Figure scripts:
------------
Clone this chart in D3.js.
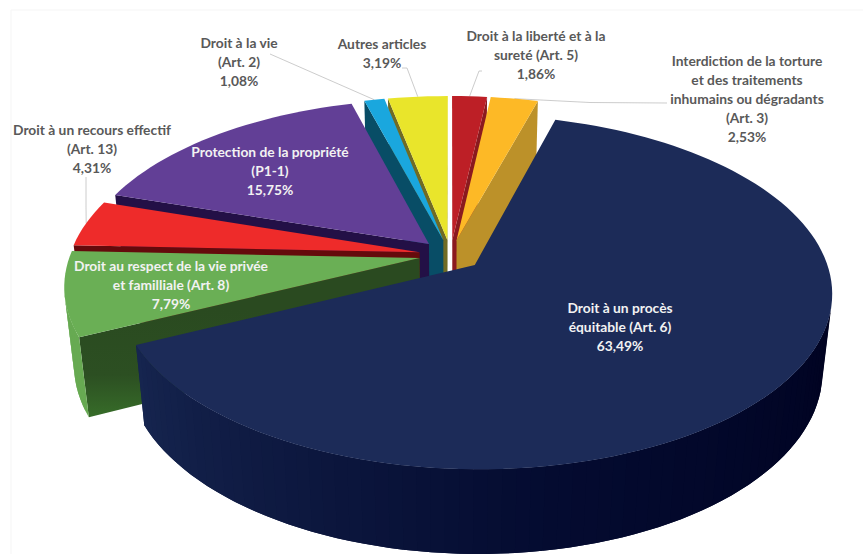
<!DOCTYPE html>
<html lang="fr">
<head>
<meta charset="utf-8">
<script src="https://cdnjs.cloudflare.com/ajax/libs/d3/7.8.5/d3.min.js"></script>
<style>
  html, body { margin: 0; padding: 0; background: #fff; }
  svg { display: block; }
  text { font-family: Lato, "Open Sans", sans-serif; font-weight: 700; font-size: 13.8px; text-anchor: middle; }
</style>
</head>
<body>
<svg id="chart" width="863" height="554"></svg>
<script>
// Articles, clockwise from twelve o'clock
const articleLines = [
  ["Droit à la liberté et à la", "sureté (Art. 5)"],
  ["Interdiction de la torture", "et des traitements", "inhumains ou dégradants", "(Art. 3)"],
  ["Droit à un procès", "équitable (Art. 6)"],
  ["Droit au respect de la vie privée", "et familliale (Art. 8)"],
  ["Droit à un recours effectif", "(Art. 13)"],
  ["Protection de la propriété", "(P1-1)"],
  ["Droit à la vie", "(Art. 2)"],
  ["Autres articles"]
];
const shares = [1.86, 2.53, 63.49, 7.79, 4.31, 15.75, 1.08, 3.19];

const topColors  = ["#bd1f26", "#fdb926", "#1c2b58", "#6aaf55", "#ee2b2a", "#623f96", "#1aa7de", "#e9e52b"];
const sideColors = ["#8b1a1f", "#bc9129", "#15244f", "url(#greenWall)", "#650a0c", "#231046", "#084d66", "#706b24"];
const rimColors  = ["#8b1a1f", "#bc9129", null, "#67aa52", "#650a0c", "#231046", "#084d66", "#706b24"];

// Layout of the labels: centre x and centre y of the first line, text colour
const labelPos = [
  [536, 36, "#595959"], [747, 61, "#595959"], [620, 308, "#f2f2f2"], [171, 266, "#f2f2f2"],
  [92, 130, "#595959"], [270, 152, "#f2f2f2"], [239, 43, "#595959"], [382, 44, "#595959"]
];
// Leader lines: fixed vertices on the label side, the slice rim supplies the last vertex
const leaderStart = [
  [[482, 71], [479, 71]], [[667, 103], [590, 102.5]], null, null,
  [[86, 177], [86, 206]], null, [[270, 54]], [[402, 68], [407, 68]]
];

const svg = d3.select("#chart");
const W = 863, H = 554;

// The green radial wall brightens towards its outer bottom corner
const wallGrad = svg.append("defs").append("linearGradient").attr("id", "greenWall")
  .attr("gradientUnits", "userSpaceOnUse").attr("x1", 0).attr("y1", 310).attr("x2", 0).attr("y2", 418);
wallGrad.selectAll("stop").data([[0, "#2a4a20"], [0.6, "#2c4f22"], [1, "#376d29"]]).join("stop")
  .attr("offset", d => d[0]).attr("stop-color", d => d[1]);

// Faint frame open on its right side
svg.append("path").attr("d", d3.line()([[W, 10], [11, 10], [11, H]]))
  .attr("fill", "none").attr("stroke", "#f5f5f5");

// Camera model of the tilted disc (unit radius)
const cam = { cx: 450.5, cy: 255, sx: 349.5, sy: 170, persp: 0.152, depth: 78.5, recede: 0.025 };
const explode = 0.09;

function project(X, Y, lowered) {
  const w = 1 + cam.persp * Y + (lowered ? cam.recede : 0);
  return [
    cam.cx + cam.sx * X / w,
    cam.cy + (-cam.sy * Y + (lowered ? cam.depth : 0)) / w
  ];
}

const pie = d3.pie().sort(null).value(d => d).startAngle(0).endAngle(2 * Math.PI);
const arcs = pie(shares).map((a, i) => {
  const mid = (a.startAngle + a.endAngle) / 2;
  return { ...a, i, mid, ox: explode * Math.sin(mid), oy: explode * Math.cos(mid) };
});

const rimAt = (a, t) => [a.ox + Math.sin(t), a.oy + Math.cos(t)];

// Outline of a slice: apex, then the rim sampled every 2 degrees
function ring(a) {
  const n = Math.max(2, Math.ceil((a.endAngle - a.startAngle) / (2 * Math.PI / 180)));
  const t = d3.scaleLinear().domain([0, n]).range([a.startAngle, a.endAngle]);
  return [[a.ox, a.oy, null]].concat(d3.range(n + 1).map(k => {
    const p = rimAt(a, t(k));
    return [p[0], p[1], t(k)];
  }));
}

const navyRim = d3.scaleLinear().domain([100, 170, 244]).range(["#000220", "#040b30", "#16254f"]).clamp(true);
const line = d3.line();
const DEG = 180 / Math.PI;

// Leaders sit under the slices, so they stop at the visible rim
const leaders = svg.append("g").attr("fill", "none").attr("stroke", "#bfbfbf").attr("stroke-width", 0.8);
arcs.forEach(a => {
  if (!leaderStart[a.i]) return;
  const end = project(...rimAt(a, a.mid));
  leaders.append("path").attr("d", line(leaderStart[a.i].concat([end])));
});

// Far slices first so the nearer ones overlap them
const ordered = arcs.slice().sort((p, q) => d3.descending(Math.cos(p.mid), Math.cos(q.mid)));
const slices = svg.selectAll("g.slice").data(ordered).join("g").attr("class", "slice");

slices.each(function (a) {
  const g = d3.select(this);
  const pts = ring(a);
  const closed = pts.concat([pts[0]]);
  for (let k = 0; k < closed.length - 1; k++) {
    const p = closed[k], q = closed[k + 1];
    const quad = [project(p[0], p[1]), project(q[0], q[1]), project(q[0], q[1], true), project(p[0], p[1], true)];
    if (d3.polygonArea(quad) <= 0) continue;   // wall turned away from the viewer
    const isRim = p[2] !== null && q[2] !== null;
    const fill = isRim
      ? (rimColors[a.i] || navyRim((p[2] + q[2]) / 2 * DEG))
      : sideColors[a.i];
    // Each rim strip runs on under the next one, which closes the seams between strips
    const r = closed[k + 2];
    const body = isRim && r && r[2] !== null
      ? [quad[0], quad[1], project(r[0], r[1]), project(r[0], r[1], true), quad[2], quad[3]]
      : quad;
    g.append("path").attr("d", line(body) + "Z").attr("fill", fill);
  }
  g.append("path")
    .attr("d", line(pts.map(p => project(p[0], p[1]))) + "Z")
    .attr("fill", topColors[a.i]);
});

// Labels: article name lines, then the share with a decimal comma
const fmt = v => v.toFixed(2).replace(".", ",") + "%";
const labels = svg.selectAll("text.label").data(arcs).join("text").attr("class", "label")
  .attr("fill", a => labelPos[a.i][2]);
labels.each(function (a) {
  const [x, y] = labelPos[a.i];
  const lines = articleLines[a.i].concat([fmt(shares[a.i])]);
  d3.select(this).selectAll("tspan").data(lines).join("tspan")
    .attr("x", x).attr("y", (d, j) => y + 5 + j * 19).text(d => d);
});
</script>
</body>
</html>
------------
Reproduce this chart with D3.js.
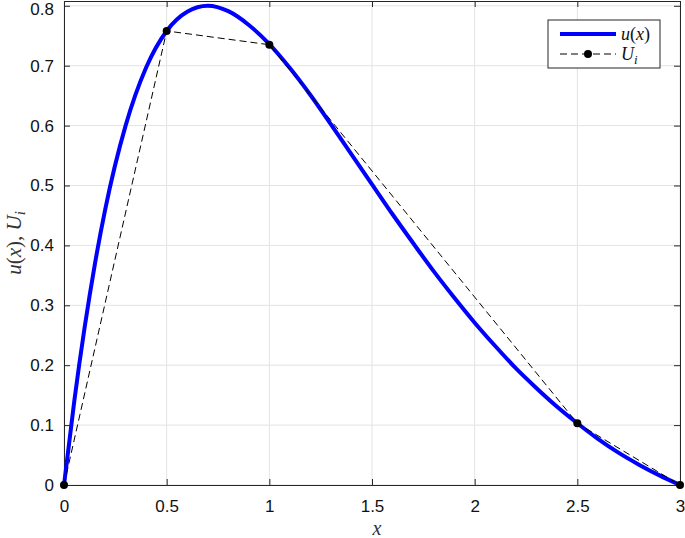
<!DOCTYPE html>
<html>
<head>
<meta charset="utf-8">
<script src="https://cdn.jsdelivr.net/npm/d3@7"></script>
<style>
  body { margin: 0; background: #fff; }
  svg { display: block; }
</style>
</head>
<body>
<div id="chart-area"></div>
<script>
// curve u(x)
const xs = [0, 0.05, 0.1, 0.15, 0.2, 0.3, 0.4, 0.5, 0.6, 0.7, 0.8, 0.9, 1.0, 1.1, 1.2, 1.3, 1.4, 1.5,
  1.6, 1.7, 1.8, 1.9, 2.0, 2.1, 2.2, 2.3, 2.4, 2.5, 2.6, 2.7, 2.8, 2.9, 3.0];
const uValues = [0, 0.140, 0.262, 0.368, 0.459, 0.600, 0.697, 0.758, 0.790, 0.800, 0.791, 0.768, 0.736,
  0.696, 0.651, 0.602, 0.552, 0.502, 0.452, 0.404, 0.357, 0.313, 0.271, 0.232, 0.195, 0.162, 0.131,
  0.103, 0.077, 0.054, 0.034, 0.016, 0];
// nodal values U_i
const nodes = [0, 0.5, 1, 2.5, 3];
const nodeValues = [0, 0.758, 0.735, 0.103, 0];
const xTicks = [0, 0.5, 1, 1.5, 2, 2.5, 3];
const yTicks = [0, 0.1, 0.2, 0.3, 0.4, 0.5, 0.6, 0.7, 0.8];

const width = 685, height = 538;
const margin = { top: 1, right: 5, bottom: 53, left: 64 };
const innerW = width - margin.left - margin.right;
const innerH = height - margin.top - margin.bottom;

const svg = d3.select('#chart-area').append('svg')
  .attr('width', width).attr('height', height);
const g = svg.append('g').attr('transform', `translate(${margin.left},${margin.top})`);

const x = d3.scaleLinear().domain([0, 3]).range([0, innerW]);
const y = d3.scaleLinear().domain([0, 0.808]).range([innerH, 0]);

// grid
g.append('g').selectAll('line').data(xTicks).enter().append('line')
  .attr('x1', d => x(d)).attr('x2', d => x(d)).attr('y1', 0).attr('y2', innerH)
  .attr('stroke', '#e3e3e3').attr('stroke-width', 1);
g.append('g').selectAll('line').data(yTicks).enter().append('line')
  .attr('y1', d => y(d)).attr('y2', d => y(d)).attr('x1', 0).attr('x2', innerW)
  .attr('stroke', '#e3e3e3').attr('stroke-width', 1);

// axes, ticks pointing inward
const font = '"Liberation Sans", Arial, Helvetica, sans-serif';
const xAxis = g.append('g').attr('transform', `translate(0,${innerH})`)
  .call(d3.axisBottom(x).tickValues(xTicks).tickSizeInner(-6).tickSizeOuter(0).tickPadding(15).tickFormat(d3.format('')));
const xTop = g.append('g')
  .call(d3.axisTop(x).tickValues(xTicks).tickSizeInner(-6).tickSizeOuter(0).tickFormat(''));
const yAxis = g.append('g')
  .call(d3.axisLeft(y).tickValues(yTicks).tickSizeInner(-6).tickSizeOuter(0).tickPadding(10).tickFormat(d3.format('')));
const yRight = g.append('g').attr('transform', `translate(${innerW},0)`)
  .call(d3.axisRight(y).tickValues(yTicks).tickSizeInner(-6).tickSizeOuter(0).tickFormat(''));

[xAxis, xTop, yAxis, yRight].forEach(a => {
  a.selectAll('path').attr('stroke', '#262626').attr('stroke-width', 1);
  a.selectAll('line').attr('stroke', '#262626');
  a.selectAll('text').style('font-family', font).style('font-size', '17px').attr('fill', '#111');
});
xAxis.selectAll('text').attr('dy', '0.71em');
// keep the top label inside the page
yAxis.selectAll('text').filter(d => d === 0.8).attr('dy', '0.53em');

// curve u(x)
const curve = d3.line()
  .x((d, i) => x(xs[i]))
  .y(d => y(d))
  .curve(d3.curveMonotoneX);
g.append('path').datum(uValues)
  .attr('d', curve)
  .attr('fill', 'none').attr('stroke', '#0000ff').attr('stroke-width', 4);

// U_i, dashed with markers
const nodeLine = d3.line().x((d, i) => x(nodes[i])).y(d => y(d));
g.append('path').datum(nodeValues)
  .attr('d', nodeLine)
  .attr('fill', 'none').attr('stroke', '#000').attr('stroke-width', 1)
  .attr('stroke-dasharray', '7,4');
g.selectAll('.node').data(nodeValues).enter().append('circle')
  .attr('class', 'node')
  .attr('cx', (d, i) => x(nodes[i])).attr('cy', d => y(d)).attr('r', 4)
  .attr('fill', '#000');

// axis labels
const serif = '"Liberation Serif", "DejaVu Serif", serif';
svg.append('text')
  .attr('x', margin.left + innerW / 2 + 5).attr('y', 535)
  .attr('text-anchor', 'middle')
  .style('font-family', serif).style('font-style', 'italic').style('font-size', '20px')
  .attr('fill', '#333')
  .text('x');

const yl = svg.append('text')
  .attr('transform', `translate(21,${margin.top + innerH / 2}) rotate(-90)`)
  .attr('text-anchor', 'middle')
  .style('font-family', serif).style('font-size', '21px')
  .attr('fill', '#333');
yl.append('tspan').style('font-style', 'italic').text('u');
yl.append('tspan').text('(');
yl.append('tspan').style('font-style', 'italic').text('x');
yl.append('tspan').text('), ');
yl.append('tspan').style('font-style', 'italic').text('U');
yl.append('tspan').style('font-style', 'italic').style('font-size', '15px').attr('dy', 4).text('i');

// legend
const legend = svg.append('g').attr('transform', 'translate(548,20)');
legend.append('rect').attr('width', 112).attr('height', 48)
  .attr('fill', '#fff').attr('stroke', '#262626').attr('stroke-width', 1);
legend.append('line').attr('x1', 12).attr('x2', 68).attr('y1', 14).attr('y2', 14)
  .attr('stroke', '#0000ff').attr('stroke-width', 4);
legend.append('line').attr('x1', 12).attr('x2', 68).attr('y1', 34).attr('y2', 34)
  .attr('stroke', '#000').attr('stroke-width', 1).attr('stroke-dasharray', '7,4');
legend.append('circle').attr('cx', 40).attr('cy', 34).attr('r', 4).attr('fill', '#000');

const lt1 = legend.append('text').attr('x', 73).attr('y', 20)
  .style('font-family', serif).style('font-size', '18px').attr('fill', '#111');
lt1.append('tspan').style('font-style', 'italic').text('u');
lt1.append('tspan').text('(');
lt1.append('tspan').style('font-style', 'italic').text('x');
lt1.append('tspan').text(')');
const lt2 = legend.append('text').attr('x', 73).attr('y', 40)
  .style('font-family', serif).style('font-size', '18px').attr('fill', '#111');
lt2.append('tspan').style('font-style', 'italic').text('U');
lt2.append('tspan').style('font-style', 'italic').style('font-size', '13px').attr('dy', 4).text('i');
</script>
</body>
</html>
------------
Find the word "with" in the material, then list each line that holds it.

TASK RESPONSE:
// Labels: article name lines, then the share with a decimal comma
Reproduce this chart with D3.js.
// U_i, dashed with markers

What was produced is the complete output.